Expected value in Probability (heads or tails)

Question

I was reading an article about probability. I saw a case in which you move a step forward if you get heads and a step backwards if you get tails. Since both these cases have equal probabilities, the average distance travelled $D=0$. But the expected value of the absolute value of the distance travelled $\langle |D|\rangle=N$ where $N$ is the number of trials. It was asserted that it was easier to use $D^2$ instead of$|D|$. But the expected value of $D^2$ remains the same (i.e.) $\langle D^2 \rangle $ =N. My question is shouldn't it be $N^2$. This question might be absurd but please educate me. Thank You.

Answer 1

Denote $+1$ as a step forward and $-1$ as a step backward. Then if $D$ is a variable which denotes the location, we can write as $D=X_1+\cdots+X_N$, where $X_i$s are independent variables which denotes the result of $i$th move, that is;

$P(X_i=1)=P(X_i=-1)=\frac{1}{2}$ (so that the cases respectively denote a step forward and a step backward on $i$th move)

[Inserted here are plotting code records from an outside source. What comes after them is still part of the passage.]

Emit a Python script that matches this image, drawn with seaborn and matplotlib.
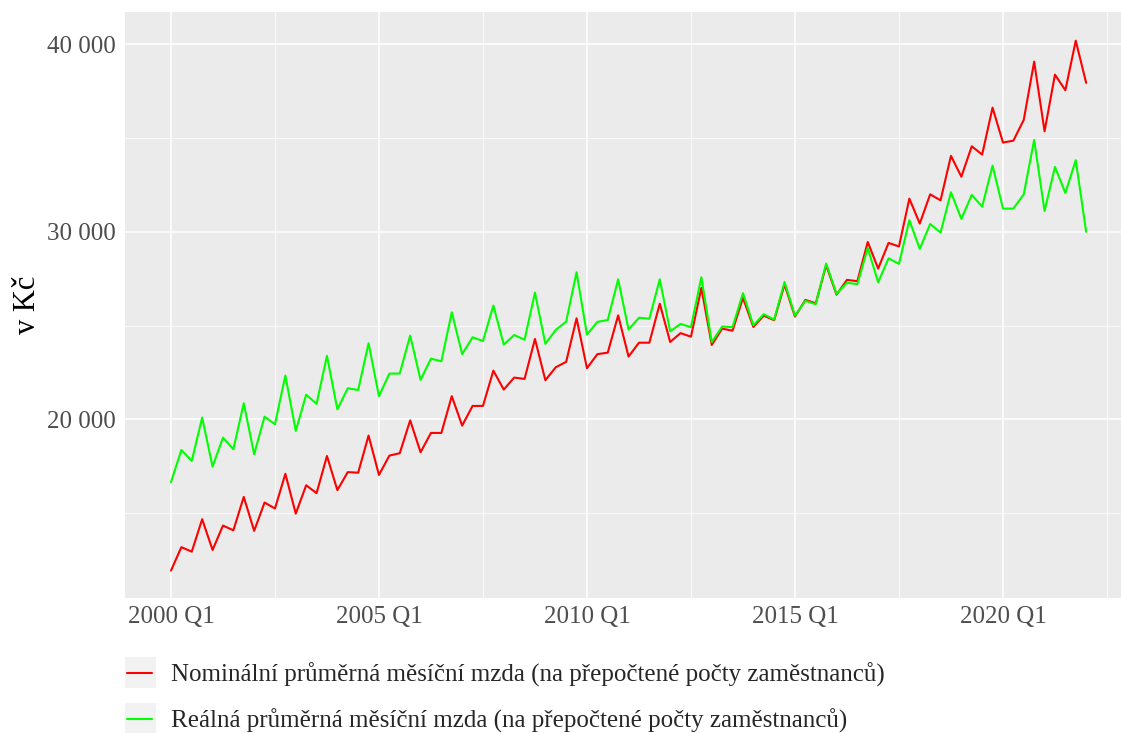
import numpy as np
import pandas as pd
import matplotlib
matplotlib.use("Agg")
import matplotlib.pyplot as plt
import matplotlib.ticker as mticker
from matplotlib.patches import Rectangle
from matplotlib.lines import Line2D
import seaborn as sns

# Čtvrtletí 2000 Q1 - 2022 Q1
years = list(range(2000, 2023))
quarters = [f"{y} Q{q}" for y in years for q in range(1, 5)][:89]

# Nominální průměrná měsíční mzda (Kč)
nominal = [
    11940, 13190, 12950, 14680, 13040, 14340, 14090, 15870, 14060, 15570,
    15250, 17100, 14980, 16490, 16070, 18050, 16230, 17190, 17160, 19140,
    17040, 18070, 18200, 19950, 18250, 19280, 19280, 21240, 19670, 20720,
    20720, 22600, 21590, 22230, 22160, 24290, 22090, 22780, 23070, 25390,
    22730, 23480, 23560, 25550, 23350, 24090, 24090, 26170, 24130, 24600,
    24410, 27010, 23970, 24840, 24730, 26480, 24930, 25530, 25290, 27190,
    25480, 26370, 26190, 28220, 26650, 27440, 27370, 29460, 28040, 29410,
    29220, 31770, 30440, 32000, 31680, 34050, 32940, 34560, 34120, 36620,
    34760, 34860, 35970, 39070, 35360, 38380, 37550, 40190, 37940,
]

# Reálná průměrná měsíční mzda (Kč)
real = [
    16650, 18370, 17790, 20100, 17480, 19030, 18410, 20860, 18140, 20150,
    19740, 22340, 19390, 21320, 20830, 23390, 20540, 21660, 21570, 24060,
    21240, 22440, 22450, 24470, 22110, 23240, 23100, 25710, 23480, 24380,
    24180, 26070, 23990, 24500, 24250, 26760, 24030, 24770, 25210, 27850,
    24520, 25200, 25300, 27470, 24790, 25420, 25370, 27470, 24700, 25090,
    24920, 27580, 24120, 24950, 24920, 26730, 25020, 25610, 25320, 27330,
    25530, 26320, 26140, 28310, 26690, 27290, 27210, 29140, 27310, 28590,
    28290, 30620, 29090, 30420, 29960, 32110, 30690, 31970, 31340, 33530,
    31240, 31240, 32000, 34900, 31110, 33460, 32070, 33820, 30000,
]

label_nom = "Nominální průměrná měsíční mzda (na přepočtené počty zaměstnanců)"
label_real = "Reálná průměrná měsíční mzda (na přepočtené počty zaměstnanců)"

df = pd.DataFrame({
    "ctvrtleti": quarters * 2,
    "idx": list(range(len(quarters))) * 2,
    "mzda": nominal + real,
    "rada": [label_nom] * len(nominal) + [label_real] * len(real),
})

sns.set_theme(style="darkgrid")
plt.rcParams["font.family"] = ["Liberation Serif", "DejaVu Serif"]

colors = {label_nom: "#FF0000", label_real: "#00FF00"}

fig = plt.figure(figsize=(11.21, 7.33), dpi=100)
ax = fig.add_axes([125 / 1121, 1 - 598 / 733, (1121 - 125) / 1121, (598 - 12) / 733])
ax.set_facecolor("#EBEBEB")

sns.lineplot(data=df, x="idx", y="mzda", hue="rada", palette=colors,
             linewidth=1.5, legend=False, ax=ax)

# osy
ax.set_xlim(-4.42, 91.35)
ax.set_ylim(10480, 41720)
ax.set_xticks([0, 20, 40, 60, 80])
ax.set_xticklabels([quarters[i] for i in [0, 20, 40, 60, 80]])
ax.set_xticks([10, 30, 50, 70, 90], minor=True)
ax.set_yticks([20000, 30000, 40000])
ax.set_yticks([15000, 25000, 35000], minor=True)
ax.yaxis.set_major_formatter(
    mticker.FuncFormatter(lambda v, p: f"{v:,.0f}".replace(",", " ")))

ax.grid(which="major", color="white", linewidth=1.1)
ax.grid(which="minor", color="white", linewidth=0.55)
for s in ax.spines.values():
    s.set_visible(False)

ax.tick_params(axis="both", which="major", length=3.5, width=0.8,
               color="#333333", labelsize=18, labelcolor="#4D4D4D", pad=2)
ax.tick_params(axis="y", which="major", pad=3.5)
ax.tick_params(axis="both", which="minor", length=0)

ax.set_xlabel("")
ax.set_ylabel("v Kč", fontsize=22, color="black")
ax.yaxis.set_label_coords(-0.0834, 0.5)

# legenda pod grafem
W, H = 1121, 733
for top in [657.3, 702.7]:
    fig.patches.append(Rectangle((125 / W, 1 - (top + 30.4) / H), 30.7 / W, 30.4 / H,
                                 transform=fig.transFigure, facecolor="#F2F2F2",
                                 edgecolor="none", zorder=0))
handles = [Line2D([], [], color=colors[label_nom], linewidth=1.5),
           Line2D([], [], color=colors[label_real], linewidth=1.5)]
fig.legend(handles, [label_nom, label_real], loc="upper left",
           bbox_to_anchor=(127 / W, 1 - 663 / H), frameon=False, fontsize=18,
           handlelength=1.0, handletextpad=0.75, labelspacing=0.85,
           borderpad=0, borderaxespad=0)

fig.savefig("out.png", dpi=100)
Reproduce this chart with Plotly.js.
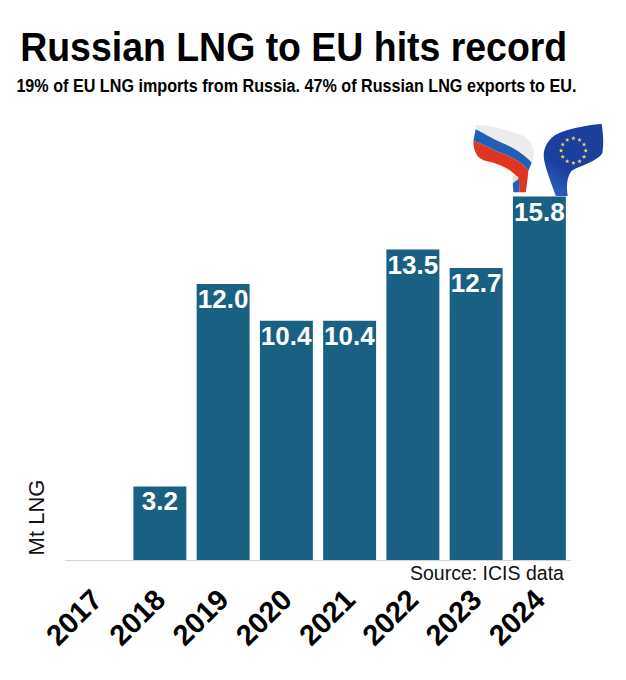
<!DOCTYPE html>
<html><head><meta charset="utf-8">
<script src="https://cdn.plot.ly/plotly-3.0.1.min.js"></script>
<style>html,body{margin:0;padding:0;background:#fff}</style></head>
<body><div id="chart" style="width:626px;height:680px"></div>
<script>
const years = ['2017','2018','2019','2020','2021','2022','2023','2024'];
const volumes = [null,3.2,12.0,10.4,10.4,13.5,12.7,15.8];
const labels = ['','3.2','12.0','10.4','10.4','13.5','12.7','15.8'];
const titleText = 'Russian LNG to EU hits record';
const subtitleText = '19% of EU LNG imports from Russia. 47% of Russian LNG exports to EU.';
const sourceText = 'Source: ICIS data';
const unitText = 'Mt LNG';

const W = 626, H = 680;
const L = 64.6, R = 570.6, T = 100, B = 560;
const px = v => (v - L) / (R - L), py = v => (B - v) / (B - T);

function starPath(cx, cy, r) {
  let d = '';
  for (let i = 0; i < 10; i++) {
    const a = -Math.PI / 2 + i * Math.PI / 5, q = i % 2 ? r * 0.42 : r;
    d += (i ? 'L' : 'M') + (cx + q * Math.cos(a)).toFixed(1) + ' ' + (cy + q * Math.sin(a)).toFixed(1);
  }
  return d + 'Z';
}
let stars = '';
for (let i = 0; i < 12; i++) {
  const a = i * Math.PI / 6;
  stars += `<path d="${starPath(105 + 37 * Math.cos(a), 92 + 37 * Math.sin(a), 7)}" fill="#ecd863"/>`;
}
const ruSvg = `<svg xmlns="http://www.w3.org/2000/svg" width="74" height="78" viewBox="0 0 222 234">
<path d="M22 15 C60 14 110 28 150 42 C180 52 198 70 197 108 L190 128 C170 105 135 82 100 68 C70 56 40 36 22 28 Z" fill="#ececec"/>
<path d="M22 28 C40 36 70 56 100 68 C135 82 170 105 190 128 L180 152 C160 125 125 108 100 100 C70 88 40 70 15 62 Z" fill="#1f5fb4"/>
<path d="M15 62 C40 70 70 88 100 100 C125 108 160 125 180 152 C178 175 175 195 172 217 L152 217 C158 195 150 170 135 160 C115 140 80 128 50 122 C30 116 15 100 15 62 Z" fill="#e0341f"/>
<path d="M133 165 L150 170 L148 185 L133 190 Z" fill="#dddddd"/>
<path d="M133 190 L150 178 C156 190 155 205 152 217 L135 217 Z" fill="#2a5cb0"/>
</svg>`;
const euSvg = `<svg xmlns="http://www.w3.org/2000/svg" width="74" height="78" viewBox="0 0 222 234">
<defs><linearGradient id="eu" x1="0.7" y1="0.1" x2="0.2" y2="1"><stop offset="0" stop-color="#1c3f9c"/><stop offset="0.6" stop-color="#1b3f9e"/><stop offset="1" stop-color="#2f62bd"/></linearGradient></defs>
<path d="M190 12 C160 14 110 22 70 36 C40 46 20 70 16 100 C14 130 32 170 52 228 L88 228 C84 200 84 172 100 152 C125 138 175 125 192 100 C197 70 194 40 190 12 Z" fill="url(#eu)"/>
${stars}
</svg>`;
const uri = s => 'data:image/svg+xml;charset=utf-8,' + encodeURIComponent(s);

const trace = {
  type: 'bar', x: years, y: volumes, text: labels,
  marker: {color: '#1a6082', line: {width: 0}},
  textposition: 'inside', insidetextanchor: 'end', constraintext: 'none',
  textangle: 0, cliponaxis: false, hoverinfo: 'skip',
  textfont: {family: '"Liberation Sans", Arial, sans-serif', size: 26, color: '#fff', weight: 700}
};
const layout = {
  width: W, height: H, showlegend: false,
  paper_bgcolor: '#fff', plot_bgcolor: '#fff',
  margin: {l: L, r: W - R, t: T, b: H - B, pad: 0},
  bargap: 0.163,
  font: {family: '"Liberation Sans", Arial, sans-serif', color: '#000'},
  xaxis: {type: 'category', categoryorder: 'array', categoryarray: years, automargin: false,
    tickangle: -45, ticks: '', showgrid: false, zeroline: false, ticklabelstandoff: 9,
    showline: true, linecolor: '#d4d4d4', linewidth: 1,
    tickfont: {family: '"Liberation Sans", Arial, sans-serif', size: 29, color: '#000', weight: 700}},
  yaxis: {range: [0, 20], visible: false, fixedrange: true, automargin: false},
  annotations: [
    {text: '<b>' + titleText + '</b>', xref: 'paper', yref: 'paper', xanchor: 'center', yanchor: 'middle', x: px(313), y: py(46),
     showarrow: false, font: {family: '"Liberation Sans", sans-serif', size: 41.5, color: '#000'}},
    {text: '<b>' + subtitleText + '</b>', xref: 'paper', yref: 'paper', xanchor: 'center', yanchor: 'middle', x: px(296), y: py(86),
     showarrow: false, font: {family: '"Liberation Sans", sans-serif', size: 17.5, color: '#000'}},
    {text: sourceText, xref: 'paper', yref: 'paper', xanchor: 'right', yanchor: 'middle', x: px(566), y: py(573),
     showarrow: false, font: {size: 19.5, color: '#111'}},
    {text: unitText, xref: 'paper', yref: 'paper', xanchor: 'center', yanchor: 'middle', x: px(36), y: py(517),
     textangle: -90, showarrow: false, font: {size: 22, color: '#111'}}
  ],
  images: [
    {source: uri(ruSvg), xref: 'paper', yref: 'paper', x: px(468), y: py(120), sizex: 74/(R-L), sizey: 78/(B-T), xanchor: 'left', yanchor: 'top', sizing: 'stretch', layer: 'above'},
    {source: uri(euSvg), xref: 'paper', yref: 'paper', x: px(538), y: py(120), sizex: 74/(R-L), sizey: 78/(B-T), xanchor: 'left', yanchor: 'top', sizing: 'stretch', layer: 'above'}
  ]
};
Plotly.newPlot('chart', [trace], layout, {staticPlot: true, displayModeBar: false}).then(gd => {
  // The reference uses a condensed face: squeeze the two headline texts to its measured widths.
  const fit = {0: {width: 547, dx: -19.5}, 1: {width: 560, dx: 0}};
  gd.querySelectorAll('.annotation').forEach(a => {
    const f = fit[a.getAttribute('data-index')];
    if (f) {
      const t = a.querySelector('text');
      t.setAttribute('textLength', f.width);
      t.setAttribute('lengthAdjust', 'spacingAndGlyphs');
      t.setAttribute('x', parseFloat(t.getAttribute('x') || 0) + f.dx);
    }
  });
  gd.querySelectorAll('.bars .bartext').forEach(t => {
    t.setAttribute('transform', 'translate(0,-3) ' + (t.getAttribute('transform') || ''));
  });
  gd.querySelectorAll('.xtick text').forEach(t => {
    t.setAttribute('transform', 'translate(-3,1) ' + (t.getAttribute('transform') || ''));
  });
});
</script></body></html>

Since $D^2=\sum_{i=1}^{N}X_i^2+2\sum_{i<j}X_iX_j$, by linearity of expectation we have $E(D^2)=E(\sum_{i=1}^{N}X_i^2+2\sum_{i<j}X_iX_j)=\sum_{i=1}^{N}E(X_i^2)+2\sum_{i<j}E(X_iX_j)$. Since $P(X_i^2=1)=1$ we have $E(X_i^2)=1$ and $E(X_iX_j)=E(X_i)E(X_j)=0$ as $X_i, X_j$ are independent for all $i<j$. Thus we have $E(D^2)=N$, as desired.

Also for me it seems that the $E(|D|)$ is not $N$; of course since there are $N$ moves the total distance of movement is $N$, but it does not fit with the definition of $|D|$.